*The task:*
Will you write out the data exactly, excluding every picture?

::: Given information

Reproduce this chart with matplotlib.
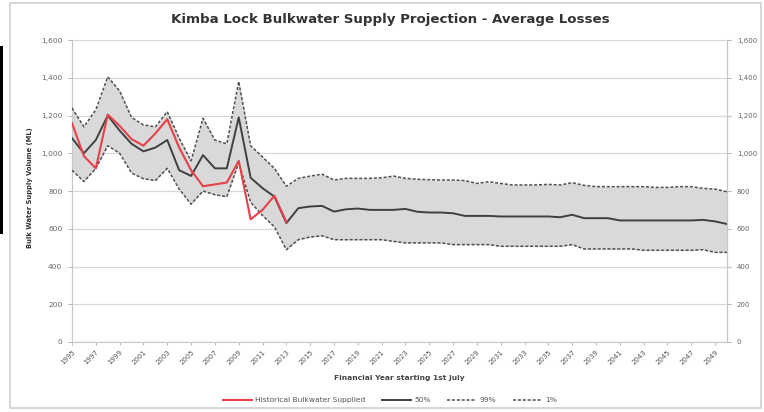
import matplotlib
matplotlib.use("Agg")
import matplotlib.pyplot as plt
import numpy as np
from matplotlib.patches import Rectangle
from matplotlib.lines import Line2D

years = list(range(1995, 2051))

historical = [1160, 985, 920, 1205, 1145, 1075, 1040, 1105, 1180, 1030,
              910, 825, 835, 845, 960, 650, 700, 775, 635]

p50 = [1080, 1000, 1070, 1200, 1120, 1050, 1010, 1030, 1070, 910,
       880, 990, 920, 920, 1190, 870, 815, 770, 630, 709,
       718, 721, 691, 703, 707, 700, 700, 700, 705, 690,
       686, 686, 682, 668, 668, 668, 665, 665, 665, 665,
       665, 661, 674, 656, 656, 656, 644, 644, 644, 644,
       644, 644, 644, 647, 639, 625]

upper = [1240, 1140, 1230, 1405, 1330, 1190, 1150, 1140, 1220, 1080,
         960, 1185, 1070, 1050, 1380, 1040, 980, 920, 825, 867,
         879, 889, 858, 867, 867, 867, 870, 879, 867, 862,
         860, 858, 858, 855, 840, 849, 840, 832, 832, 832,
         835, 832, 844, 830, 823, 823, 823, 823, 823, 819,
         819, 823, 823, 814, 810, 796]

lower = [910, 850, 920, 1040, 1000, 895, 865, 855, 920, 810,
         730, 800, 780, 770, 950, 740, 670, 610, 489, 542,
         556, 563, 542, 542, 542, 542, 542, 533, 525, 525,
         525, 525, 516, 516, 516, 516, 507, 507, 507, 507,
         507, 507, 516, 493, 493, 493, 493, 493, 486, 486,
         486, 486, 486, 489, 475, 475]

yticks = list(range(0, 1601, 200))
xtick_years = list(range(1995, 2050, 2))

title = "Kimba Lock Bulkwater Supply Projection - Average Losses"
xlabel = "Financial Year starting 1st July"
ylabel = "Bulk Water Supply Volume (ML)"
legend_labels = ["Historical Bulkwater Supplied", "50%", "99%", "1%"]

W, H = 764, 412
fig = plt.figure(figsize=(W / 100, H / 100), dpi=100)
fig.patch.set_facecolor("white")

# outer chart border
fig.patches.append(Rectangle((10 / W, 4 / H), 751 / W, 405 / H, transform=fig.transFigure,
                             fill=False, edgecolor="#d0d0d0", lw=1.2))
# black artefact bar at far left
fig.patches.append(Rectangle((0, 1 - 234 / H), 3 / W, 188 / H, transform=fig.transFigure,
                             facecolor="black", edgecolor="none"))

left, right, top, bottom = 72, 727, 40, 342
ax = fig.add_axes([left / W, 1 - bottom / H, (right - left) / W, (bottom - top) / H])

yrs_hist = years[:len(historical)]
dash = (0, (2, 1.2))
ax.fill_between(years, lower, upper, color="#d9d9d9", lw=0, zorder=1)
ax.plot(years, upper, color="#505050", lw=1.1, ls=dash, zorder=3)
ax.plot(years, lower, color="#505050", lw=1.1, ls=dash, zorder=3)
ax.plot(years, p50, color="#404040", lw=1.4, zorder=4)
ax.plot(yrs_hist, historical, color="#e8404a", lw=1.5, zorder=5)

ax.set_xlim(1995, 2050)
ax.set_ylim(0, 1600)
ax.set_yticks(yticks)
ax.yaxis.grid(True, color="#d8d8d8", lw=0.9)
ax.set_axisbelow(True)
ax.set_yticklabels([f"{v:,}" for v in yticks], fontsize=5.4, color="#666666")
ax.set_xticks(xtick_years)
ax.set_xticklabels([str(y) for y in xtick_years], rotation=45, ha="right",
                   rotation_mode="anchor", fontsize=5.0, color="#555555")
ax.tick_params(axis="y", length=3, color="#bbbbbb", pad=4)
ax.tick_params(axis="x", length=2, color="#bbbbbb", pad=3)
for s in ax.spines.values():
    s.set_color("#c8c8c8")
ax.spines["top"].set_visible(False)

ax2 = ax.twinx()
ax2.set_ylim(0, 1600)
ax2.set_yticks(yticks)
ax2.set_yticklabels([f"{v:,}" for v in yticks], fontsize=5.0, color="#666666")
ax2.tick_params(axis="y", length=3, color="#bbbbbb", pad=4)
for s in ax2.spines.values():
    s.set_visible(False)
ax2.spines["right"].set_visible(True)
ax2.spines["right"].set_color("#c8c8c8")

fig.text(390 / W, 1 - 20 / H, title, ha="center", va="center", fontsize=9.6,
         fontweight="bold", color="#333333")
fig.text(399 / W, 1 - 378 / H, xlabel, ha="center", va="center", fontsize=5.4,
         fontweight="bold", color="#444444")
fig.text(30 / W, 1 - 188 / H, ylabel, ha="center", va="center", fontsize=4.9,
         fontweight="bold", color="#333333", rotation=90)

handles = [Line2D([], [], color="#e8404a", lw=1.5),
           Line2D([], [], color="#404040", lw=1.4),
           Line2D([], [], color="#505050", lw=1.1, ls=dash),
           Line2D([], [], color="#505050", lw=1.1, ls=dash)]
fig.legend(handles, legend_labels, loc="center", bbox_to_anchor=(390 / W, 1 - 400 / H),
           ncol=4, frameon=False, fontsize=5.4, handlelength=3.8, columnspacing=2.2,
           handletextpad=0.5, labelcolor="#555555")

fig.savefig("out.png", dpi=100, facecolor="white")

::::::

*The reply:*
Reproduce this chart with matplotlib.
import matplotlib
matplotlib.use("Agg")
import matplotlib.pyplot as plt
import numpy as np
from matplotlib.patches import Rectangle
from matplotlib.lines import Line2D

years = list(range(1995, 2051))

historical = [1160, 985, 920, 1205, 1145, 1075, 1040, 1105, 1180, 1030,
              910, 825, 835, 845, 960, 650, 700, 775, 635]

p50 = [1080, 1000, 1070, 1200, 1120, 1050, 1010, 1030, 1070, 910,
       880, 990, 920, 920, 1190, 870, 815, 770, 630, 709,
       718, 721, 691, 703, 707, 700, 700, 700, 705, 690,
       686, 686, 682, 668, 668, 668, 665, 665, 665, 665,
       665, 661, 674, 656, 656, 656, 644, 644, 644, 644,
       644, 644, 644, 647, 639, 625]

upper = [1240, 1140, 1230, 1405, 1330, 1190, 1150, 1140, 1220, 1080,
         960, 1185, 1070, 1050, 1380, 1040, 980, 920, 825, 867,
         879, 889, 858, 867, 867, 867, 870, 879, 867, 862,
         860, 858, 858, 855, 840, 849, 840, 832, 832, 832,
         835, 832, 844, 830, 823, 823, 823, 823, 823, 819,
         819, 823, 823, 814, 810, 796]

lower = [910, 850, 920, 1040, 1000, 895, 865, 855, 920, 810,
         730, 800, 780, 770, 950, 740, 670, 610, 489, 542,
         556, 563, 542, 542, 542, 542, 542, 533, 525, 525,
         525, 525, 516, 516, 516, 516, 507, 507, 507, 507,
         507, 507, 516, 493, 493, 493, 493, 493, 486, 486,
         486, 486, 486, 489, 475, 475]

yticks = list(range(0, 1601, 200))
xtick_years = list(range(1995, 2050, 2))

title = "Kimba Lock Bulkwater Supply Projection - Average Losses"
xlabel = "Financial Year starting 1st July"
ylabel = "Bulk Water Supply Volume (ML)"
legend_labels = ["Historical Bulkwater Supplied", "50%", "99%", "1%"]

W, H = 764, 412
fig = plt.figure(figsize=(W / 100, H / 100), dpi=100)
fig.patch.set_facecolor("white")

# outer chart border
fig.patches.append(Rectangle((10 / W, 4 / H), 751 / W, 405 / H, transform=fig.transFigure,
                             fill=False, edgecolor="#d0d0d0", lw=1.2))
# black artefact bar at far left
fig.patches.append(Rectangle((0, 1 - 234 / H), 3 / W, 188 / H, transform=fig.transFigure,
                             facecolor="black", edgecolor="none"))

left, right, top, bottom = 72, 727, 40, 342
ax = fig.add_axes([left / W, 1 - bottom / H, (right - left) / W, (bottom - top) / H])

yrs_hist = years[:len(historical)]
dash = (0, (2, 1.2))
ax.fill_between(years, lower, upper, color="#d9d9d9", lw=0, zorder=1)
ax.plot(years, upper, color="#505050", lw=1.1, ls=dash, zorder=3)
ax.plot(years, lower, color="#505050", lw=1.1, ls=dash, zorder=3)
ax.plot(years, p50, color="#404040", lw=1.4, zorder=4)
ax.plot(yrs_hist, historical, color="#e8404a", lw=1.5, zorder=5)

ax.set_xlim(1995, 2050)
ax.set_ylim(0, 1600)
ax.set_yticks(yticks)
ax.yaxis.grid(True, color="#d8d8d8", lw=0.9)
ax.set_axisbelow(True)
ax.set_yticklabels([f"{v:,}" for v in yticks], fontsize=5.4, color="#666666")
ax.set_xticks(xtick_years)
ax.set_xticklabels([str(y) for y in xtick_years], rotation=45, ha="right",
                   rotation_mode="anchor", fontsize=5.0, color="#555555")
ax.tick_params(axis="y", length=3, color="#bbbbbb", pad=4)
ax.tick_params(axis="x", length=2, color="#bbbbbb", pad=3)
for s in ax.spines.values():
    s.set_color("#c8c8c8")
ax.spines["top"].set_visible(False)

ax2 = ax.twinx()
ax2.set_ylim(0, 1600)
ax2.set_yticks(yticks)
ax2.set_yticklabels([f"{v:,}" for v in yticks], fontsize=5.0, color="#666666")
ax2.tick_params(axis="y", length=3, color="#bbbbbb", pad=4)
for s in ax2.spines.values():
    s.set_visible(False)
ax2.spines["right"].set_visible(True)
ax2.spines["right"].set_color("#c8c8c8")

fig.text(390 / W, 1 - 20 / H, title, ha="center", va="center", fontsize=9.6,
         fontweight="bold", color="#333333")
fig.text(399 / W, 1 - 378 / H, xlabel, ha="center", va="center", fontsize=5.4,
         fontweight="bold", color="#444444")
fig.text(30 / W, 1 - 188 / H, ylabel, ha="center", va="center", fontsize=4.9,
         fontweight="bold", color="#333333", rotation=90)

handles = [Line2D([], [], color="#e8404a", lw=1.5),
           Line2D([], [], color="#404040", lw=1.4),
           Line2D([], [], color="#505050", lw=1.1, ls=dash),
           Line2D([], [], color="#505050", lw=1.1, ls=dash)]
fig.legend(handles, legend_labels, loc="center", bbox_to_anchor=(390 / W, 1 - 400 / H),
           ncol=4, frameon=False, fontsize=5.4, handlelength=3.8, columnspacing=2.2,
           handletextpad=0.5, labelcolor="#555555")

fig.savefig("out.png", dpi=100, facecolor="white")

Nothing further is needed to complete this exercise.